If you’re starting a new job or want to lower the amount of federal income taxes your employer is withholding from your paycheck, including deduction allowances when filling out a W-4 form enables you to avoid the consequences of withholding too much federal taxes. The IRS allows you to claim as many W-4 deductions as you’re legally entitled to.
Technically speaking, there is no specific limit to the number of deductions you can claim on your W-4. However, it is essential to ensure that you are legally eligible to claim deductions in order to ensure that you don't violate IRS policies.
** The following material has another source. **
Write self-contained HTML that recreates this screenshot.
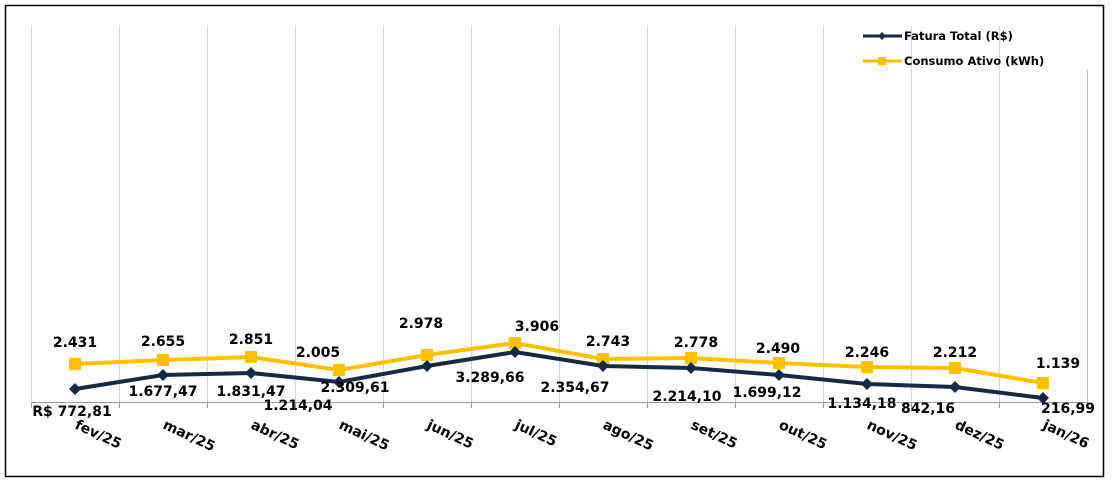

Federal tax law requires employers to withhold enough money from the paychecks of most employees to cover their employees’ annual federal taxes. Employers remit the monies to the U.S. Treasury throughout the year. To determine the amount that employers should withhold for federal taxes, employees fill out IRS Form W-4, Employee's Withholding Allowance Certificate. This form includes three worksheets to help employees determine how many allowances to claim.
The Personal Allowances Worksheet allows you to claim yourself, your spouse, your dependents and two specific types of credits as allowances. The Two Earners/Multiple Jobs Worksheet enables you to determine how many allowances to claim if you and your spouse both have a job or if either or both of you have more than one job.
The W-4 Deductions and Adjustments Worksheet helps you estimate the itemized deductions that you plan to declare on your next federal income tax return, or Form 1040. Common itemized deductions include charitable contributions, state and local taxes, and home mortgage interest. When estimating deductions on a W-4, use the Schedule A amounts from your most recent federal income tax return and make any necessary adjustments for the current tax year. Complete the worksheet to determine your deduction allowances. If you did not file a Schedule A with your previous year’s return, but plan to itemize deductions on your current year's federal tax return, use IRS Schedule A to estimate your deductions. Complete the worksheet to determine your deduction allowances.
Impact of W-4 Deductions
W-4 allowances reduce the amount withheld from your wages for federal taxes. In 2010, each allowance reduced taxable income by $3,650. The greater your W-4 deductions, the more allowances you can claim.
Choosing not to claim W-4 deductions may result in your employer's substantially overwithholding taxes from your paycheck. Although you will recover these funds by receiving a larger tax refund, this outcome is not optimal in most cases. You could have been spending, saving or investing that money instead of, in effect, giving the U.S. Treasury an interest-free loan.
Wage earners should aim to have their withholding roughly equal their actual federal tax obligation. A common strategy is to claim deductions and other W-4 allowances so that you either receive a small refund from your annual income tax return or owe the federal government a small amount. Be careful not to claim too many deductions and allocations. If your employer withholds significantly less than your actual federal tax burden for the year, you may have to pay interest and a penalty for underpaying withholding taxes.
You should carefully review your W-4 each year, especially when there are significant changes to the tax code, like for the 2018 tax year. The IRS provides an online withholding calculator to help you determine your optimal withholding level (see Resources).